• Given information:

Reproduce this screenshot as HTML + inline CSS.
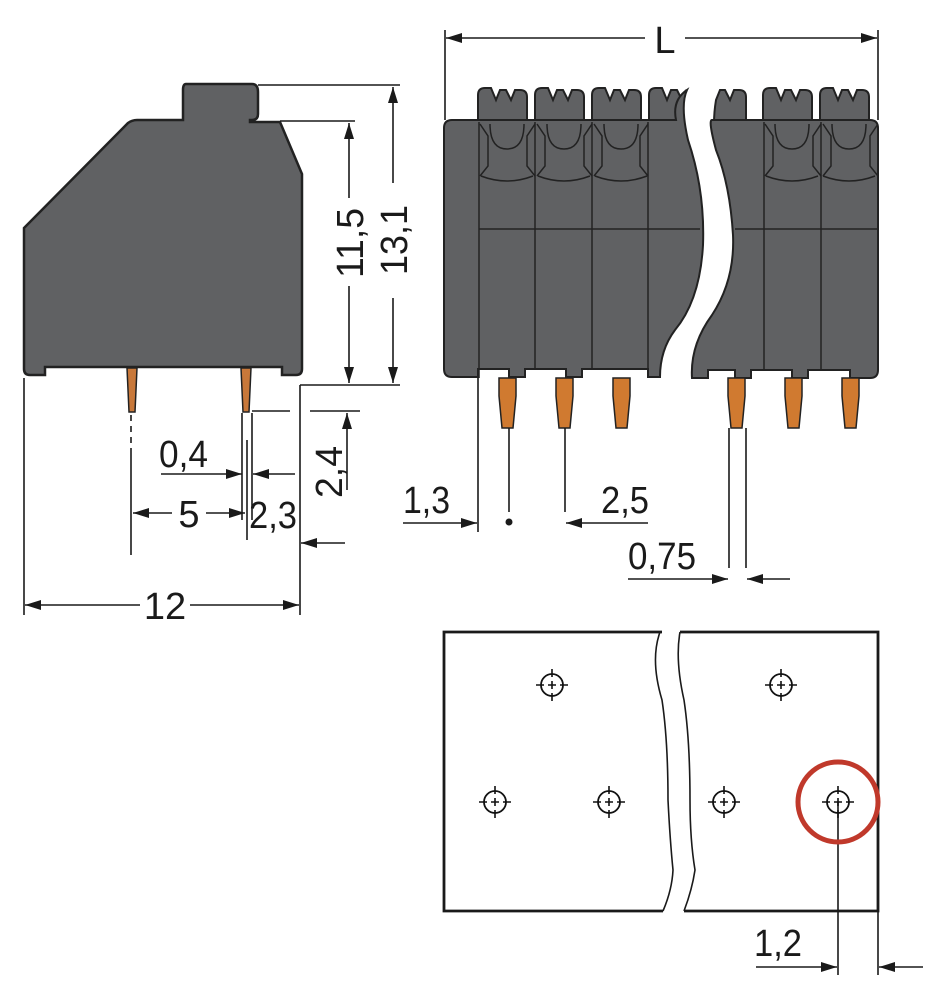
<!DOCTYPE html>
<html><head><meta charset="utf-8"><style>
html,body{margin:0;padding:0;background:#fff}
svg{display:block}
text{font-family:"Liberation Sans",sans-serif;font-size:38px;fill:#1a1a1a}
</style></head><body>
<svg width="946" height="1000" viewBox="0 0 946 1000" xmlns="http://www.w3.org/2000/svg">
<defs>
<marker id="a" viewBox="0 0 16 10" refX="16" refY="5" markerWidth="16" markerHeight="10" markerUnits="userSpaceOnUse" orient="auto-start-reverse"><path d="M0,0L16,5L0,10z" fill="#1a1a1a"/></marker>
<g id="hole"><circle r="11" fill="none" stroke="#111" stroke-width="1.8"/><path d="M-16,0h8M8,0h8M0,-16v8M0,8v8M-4,0h8M0,-4v8" stroke="#111" stroke-width="1.6"/></g>
</defs>
<g stroke="#1a1a1a" stroke-width="1.6" fill="none">
<path d="M186,84h66q6,0 6,8v22q0,6-6,6h-2v2h30l22,52v195q0,6-6,6h-14v-8H45v8H30q-6,0-6-6V228l104-105q4-3 9-3h46V90q0-6 3-6z" fill="#606163" stroke="#222" stroke-width="2.5"/>
<path d="M127,368h10l-2,44h-6z" fill="#c8783a" stroke="#222" stroke-width="1.5"/>
<path d="M241,368h10l-2,44h-6z" fill="#c8783a" stroke="#222" stroke-width="1.5"/>
<path d="M258,85H400M280,121H355M300,385H400M300,385V615M24,378V615M131,448V555"/>
<path d="M131,415V448" stroke-dasharray="6,5"/>
<line x1="393" y1="183" x2="393" y2="87" marker-end="url(#a)"/>
<line x1="393" y1="298" x2="393" y2="383" marker-end="url(#a)"/>
<line x1="349" y1="198" x2="349" y2="123" marker-end="url(#a)"/>
<line x1="349" y1="286" x2="349" y2="383" marker-end="url(#a)"/>
<path d="M252,411H290M310,411H360"/>
<line x1="347" y1="490" x2="347" y2="413" marker-end="url(#a)"/>
<path d="M242,413V520M247,440V540M252,413V520"/>
<line x1="161" y1="474" x2="242" y2="474" marker-end="url(#a)"/>
<line x1="295" y1="474" x2="253" y2="474" marker-end="url(#a)"/>
<line x1="172" y1="513" x2="133" y2="513" marker-end="url(#a)"/>
<line x1="206" y1="513" x2="245" y2="513" marker-end="url(#a)"/>
<line x1="345" y1="543" x2="301" y2="543" marker-end="url(#a)"/>
<line x1="140" y1="605" x2="25" y2="605" marker-end="url(#a)"/>
<line x1="190" y1="605" x2="299" y2="605" marker-end="url(#a)"/>
<path d="M445,30V120M878,30V120"/>
<line x1="645" y1="38" x2="446" y2="38" marker-end="url(#a)"/>
<line x1="685" y1="38" x2="877" y2="38" marker-end="url(#a)"/>
</g>
<g stroke="#222" stroke-width="2" fill="#606163">
<path d="M478,122V95q0-7 7-7h6l5,12l4,-10h6l5,10l4-10h5q7,0 7,7v27"/>
<path d="M535,122V95q0-7 7-7h6l5,12l4,-10h6l5,10l4-10h5q7,0 7,7v27"/>
<path d="M592,122V95q0-7 7-7h6l5,12l4,-10h6l5,10l4-10h5q7,0 7,7v27"/>
<path d="M763,122V95q0-7 7-7h6l5,12l4,-10h6l5,10l4-10h5q7,0 7,7v27"/>
<path d="M820,122V95q0-7 7-7h6l5,12l4,-10h6l5,10l4-10h5q7,0 7,7v27"/>
<path d="M649,122V95q0-7 7-7h6l5,12l4,-10h6l5,10l4-10 Q680,100 676,122z"/>
<path d="M716,100l4,-10h5l5,10l4-10h5q7,0 7,7v27h-32q0,-12 2,-24z"/>
<path d="M452,120H676Q672,100 687,90 Q680,105 688,140 Q705,190 703,245 Q700,300 675,330 Q660,350 660,377H648v-8H582v8h-16v-8H525v8h-16v-8H478v8H452q-8,0-8-8V128q0-8 8-8z"/>
<path d="M712,120H870q8,0 8,8V370q0,8-8,8H850v-8H808v8h-16v-8H751v8h-16v-8H708v8H692Q690,345 712,315 Q735,280 733,235 Q730,185 716,150 Q708,120 712,120z"/>
</g>
<g stroke="#222" stroke-width="1.5" fill="none">
<path d="M479,122V378M535,122V370M592,122V370M648,122V370M764,122V370M821,122V370M479,229H700M735,229H878"/>
<path d="M480,124l8,12v30l-8,10M535,124l-8,12v30l8,10M537,124l8,12v30l-8,10M592,124l-8,12v30l8,10M594,124l8,12v30l-8,10M648,124l-8,12v30l8,10M765,124l8,12v30l-8,10M821,124l-8,12v30l8,10M823,124l8,12v30l-8,10M878,124l-8,12v30l8,10"/>
<path d="M481,176q26,10 52,0 M490,124q0,25 17,25q17,0 17,-25"/>
<path d="M538,176q26,10 52,0 M547,124q0,25 17,25q17,0 17,-25"/>
<path d="M595,176q26,10 52,0 M604,124q0,25 17,25q17,0 17,-25"/>
<path d="M766,176q26,10 52,0 M775,124q0,25 17,25q17,0 17,-25"/>
<path d="M823,176q26,10 52,0 M832,124q0,25 17,25q17,0 17,-25"/>
</g>
<g fill="#d07a30" stroke="#222" stroke-width="1.5">
<path d="M499,378h17v18l-3,32h-11l-3,-32z"/>
<path d="M556,378h17v18l-3,32h-11l-3,-32z"/>
<path d="M613,378h17v18l-3,32h-11l-3,-32z"/>
<path d="M728,378h17v18l-3,32h-11l-3,-32z"/>
<path d="M785,378h17v18l-3,32h-11l-3,-32z"/>
<path d="M842,378h17v18l-3,32h-11l-3,-32z"/>
</g>
<g stroke="#1a1a1a" stroke-width="1.6" fill="none">
<path d="M478,378V532M509,428V512M565,428V512M729,428V568M746,428V568"/>
<line x1="403" y1="523" x2="477" y2="523" marker-end="url(#a)"/>
<line x1="648" y1="523" x2="566" y2="523" marker-end="url(#a)"/>
<line x1="628" y1="579" x2="728" y2="579" marker-end="url(#a)"/>
<line x1="790" y1="579" x2="747" y2="579" marker-end="url(#a)"/>
<path d="M662,632H444V911H663M680,632H878V911H684" stroke-width="2.8"/>
<path d="M663,911Q672,890 673,870Q670,840 668,800Q668,740 662,700Q650,660 660,632M684,911Q692,890 695,870Q690,840 690,800Q690,740 684,700Q675,660 680,632" stroke-width="1.6"/>
<path d="M838,802V975M878,911V975"/>
<line x1="756" y1="967" x2="837" y2="967" marker-end="url(#a)"/>
<line x1="923" y1="967" x2="879" y2="967" marker-end="url(#a)"/>
</g>
<circle cx="509" cy="522" r="3.5" fill="#1a1a1a"/>
<use href="#hole" x="552" y="685"/><use href="#hole" x="781" y="685"/>
<use href="#hole" x="495" y="802"/><use href="#hole" x="609" y="802"/>
<use href="#hole" x="724" y="802"/><use href="#hole" x="838" y="802"/>
<circle cx="838" cy="802" r="40" fill="none" stroke="#c0392b" stroke-width="5"/>
<text x="665" y="53" text-anchor="middle">L</text>
<text transform="translate(363,243) rotate(-90)" text-anchor="middle" textLength="70" lengthAdjust="spacingAndGlyphs">11,5</text>
<text transform="translate(407,240) rotate(-90)" text-anchor="middle" textLength="70" lengthAdjust="spacingAndGlyphs">13,1</text>
<text transform="translate(342,472) rotate(-90)" text-anchor="middle" textLength="52" lengthAdjust="spacingAndGlyphs">2,4</text>
<text x="159" y="467" textLength="49" lengthAdjust="spacingAndGlyphs">0,4</text>
<text x="189" y="527" text-anchor="middle">5</text>
<text x="249" y="528" textLength="48" lengthAdjust="spacingAndGlyphs">2,3</text>
<text x="165" y="619" text-anchor="middle">12</text>
<text x="403" y="513" textLength="47" lengthAdjust="spacingAndGlyphs">1,3</text>
<text x="601" y="513" textLength="48" lengthAdjust="spacingAndGlyphs">2,5</text>
<text x="628" y="569" textLength="68" lengthAdjust="spacingAndGlyphs">0,75</text>
<text x="754" y="956" textLength="48" lengthAdjust="spacingAndGlyphs">1,2</text>
</svg>
</body></html>
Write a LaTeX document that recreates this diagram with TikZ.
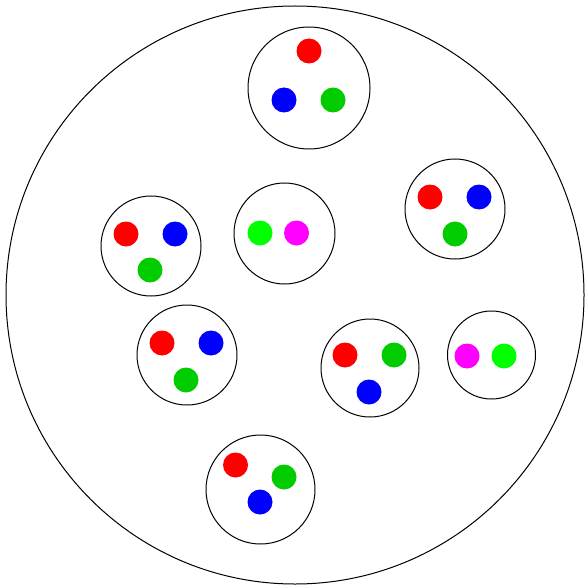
\documentclass[tikz,border=0pt]{standalone}
\definecolor{cred}{RGB}{255,0,0}
\definecolor{cblue}{RGB}{0,0,255}
\definecolor{cgreen}{RGB}{0,204,0}
\definecolor{lgreen}{RGB}{0,255,0}
\definecolor{cmag}{RGB}{255,0,255}
\begin{document}
\begin{tikzpicture}[x=1pt,y=-1pt,
  ring/.style={draw=black,line width=1pt},
  dot/.style={circle,inner sep=0pt,minimum size=25pt,fill=#1,draw=none}]
\useasboundingbox (0,0) rectangle (584,588);
\draw[ring] (295,295) circle (289);
% top
\draw[ring] (309,88) circle (61);
\node[dot=cred] (a1) at (309,51) {};
\node[dot=cblue] (a2) at (284,100) {};
\node[dot=cgreen] (a3) at (333,100) {};
% right upper
\draw[ring] (455,209) circle (50);
\node[dot=cred] (b1) at (430,197) {};
\node[dot=cblue] (b2) at (479,197) {};
\node[dot=cgreen] (b3) at (455,234) {};
% middle
\draw[ring] (284.5,233.5) circle (50.5);
\node[dot=lgreen] (c1) at (260,233) {};
\node[dot=cmag] (c2) at (296.5,233) {};
% left
\draw[ring] (151,246) circle (50);
\node[dot=cred] (d1) at (126,234) {};
\node[dot=cblue] (d2) at (175,234) {};
\node[dot=cgreen] (d3) at (150,270) {};
% left lower
\draw[ring] (187,355) circle (50);
\node[dot=cred] (e1) at (162,343) {};
\node[dot=cblue] (e2) at (211,343) {};
\node[dot=cgreen] (e3) at (186,380) {};
% center lower
\draw[ring] (370,368) circle (49);
\node[dot=cred] (f1) at (345,355) {};
\node[dot=cgreen] (f2) at (394,355) {};
\node[dot=cblue] (f3) at (369,392) {};
% right
\draw[ring] (491.5,355) circle (44);
\node[dot=cmag] (g1) at (467,356) {};
\node[dot=lgreen] (g2) at (504,356) {};
% bottom
\draw[ring] (260.5,489.5) circle (54.5);
\node[dot=cred] (h1) at (235.5,465) {};
\node[dot=cgreen] (h2) at (284,477) {};
\node[dot=cblue] (h3) at (260,502) {};
\end{tikzpicture}
\end{document}
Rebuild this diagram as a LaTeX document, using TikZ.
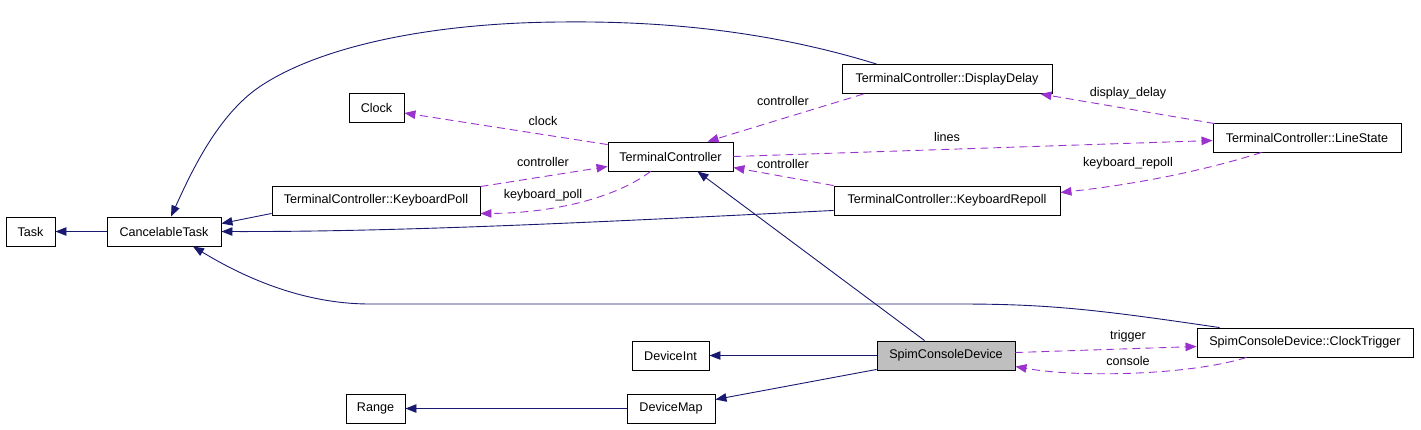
\documentclass[tikz,border=0pt]{standalone}
\usepackage{fontspec}
\setmainfont{Liberation Sans}
\usetikzlibrary{arrows.meta,calc}
\definecolor{navy}{HTML}{191970}
\definecolor{orchid}{HTML}{9A32CD}
\definecolor{fillgray}{HTML}{BFBFBF}
\tikzset{
 cls/.style={draw=black, fill=white, line width=0.9pt, inner sep=0pt, minimum height=29pt, font=\fontsize{12.6}{14}\selectfont},
 inh/.style={draw=navy, line width=0.9pt, -{Triangle[length=11pt,width=8.5pt]}},
 use/.style={draw=orchid, line width=0.9pt, dash pattern=on 8pt off 5pt, -{Triangle[length=11pt,width=8.5pt]}},
 lbl/.style={font=\fontsize{12.6}{14}\selectfont, inner sep=0pt, text=black}
}
\begin{document}
\begin{tikzpicture}[x=1pt,y=-1pt]
\useasboundingbox (0,0) rectangle (1421,429);
% nodes
\node[cls, minimum width=49pt]  (task)   at (30.5,231.5) {Task};
\node[cls, minimum width=114pt] (cancel) at (164,231.5) {CancelableTask};
\node[cls, minimum width=55pt]  (clock)  at (376.5,108) {Clock};
\node[cls, minimum width=208pt] (kpoll)  at (376,200.5) {TerminalController::KeyboardPoll};
\node[cls, minimum width=125pt] (tc)     at (670.5,156.5) {TerminalController};
\node[cls, minimum width=210pt] (dd)     at (947,79) {TerminalController::DisplayDelay};
\node[cls, minimum width=188pt] (ls)     at (1307,137.5) {TerminalController::LineState};
\node[cls, minimum width=226pt] (krp)    at (947,200.5) {TerminalController::KeyboardRepoll};
\node[cls, minimum width=216pt] (sct)    at (1305,342.5) {SpimConsoleDevice::ClockTrigger};
\node[cls, minimum width=138pt, fill=fillgray] (scd) at (946,355.5) {SpimConsoleDevice};
\node[cls, minimum width=77pt]  (dint)   at (670.5,355.5) {DeviceInt};
\node[cls, minimum width=88pt]  (dmap)   at (671,408.5) {DeviceMap};
\node[cls, minimum width=59pt]  (range)  at (375.5,408.5) {Range};
% inheritance / solid edges
\draw[inh] (cancel.west) -- (task.east);
\draw[inh] ($(kpoll.south west)+(0,-2)$) -- ($(cancel.east)+(0,-8)$);
\draw[inh] ($(krp.south west)+(0,-5)$) .. controls (600,222) and (400,232) .. (cancel.east);
\draw[inh] ($(dd.north west)+(35,0)$) .. controls (760,28) and (650,21) .. (560,22)
  .. controls (420,23) and (310,50) .. (255,90)
  .. controls (215,120) and (190,175) .. ($(cancel.north)+(7,0)$);
\draw[inh] ($(sct.north west)+(23,0)$) .. controls (1100,310) and (1050,304) .. (960,304)
  -- (370,304) .. controls (300,304) and (240,275) .. ($(cancel.south)+(29,0)$);
\draw[inh] ($(scd.north west)+(48,0)$) -- ($(tc.south)+(27,0)$);
\draw[inh] (scd.west) -- (dint.east);
\draw[inh] ($(scd.south west)+(0,-1)$) -- ($(dmap.east)+(0,-9)$);
\draw[inh] (dmap.west) -- (range.east);
% usage / dashed edges
\draw[use] ($(tc.north west)+(0,3)$) -- ($(clock.east)+(0,5)$) node[lbl] at (543,121) {clock};
\draw[use] ($(kpoll.north east)+(0,1)$) -- ($(tc.west)+(0,10)$) node[lbl] at (543,162) {controller};
\draw[use] ($(tc.south)+(-20,0)$) .. controls (620,195) and (560,213) .. ($(kpoll.east)+(0,13)$) node[lbl] at (543,195) {keyboard\_poll};
\draw[use] ($(dd.south west)+(22,0)$) -- ($(tc.north)+(37,0)$) node[lbl] at (783,101) {controller};
\draw[use] ($(ls.north west)+(2,1)$) -- ($(dd.south east)+(-12,0)$) node[lbl] at (1128,93) {display\_delay};
\draw[use] (tc.east) -- ($(ls.west)+(0,3)$) node[lbl] at (947,137) {lines};
\draw[use] (krp.north west) -- ($(tc.east)+(0,11)$) node[lbl] at (783,164) {controller};
\draw[use] ($(ls.south west)+(49,0)$) .. controls (1200,172) and (1130,185) .. ($(krp.east)+(0,-8)$) node[lbl] at (1128,163) {keyboard\_repoll};
\draw[use] ($(scd.east)+(0,-3)$) -- ($(sct.west)+(0,4)$) node[lbl] at (1128,336) {trigger};
\draw[use] ($(sct.south west)+(50,0)$) .. controls (1190,375) and (1080,378) .. ($(scd.east)+(0,11)$) node[lbl] at (1128,361) {console};
\end{tikzpicture}
\end{document}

• Your objective:
Return all lines containing the word "this".

• Solution to the problem:
Reproduce this screenshot as HTML + inline CSS.
Write a LaTeX document that recreates this diagram with TikZ.
Rebuild this diagram as a LaTeX document, using TikZ.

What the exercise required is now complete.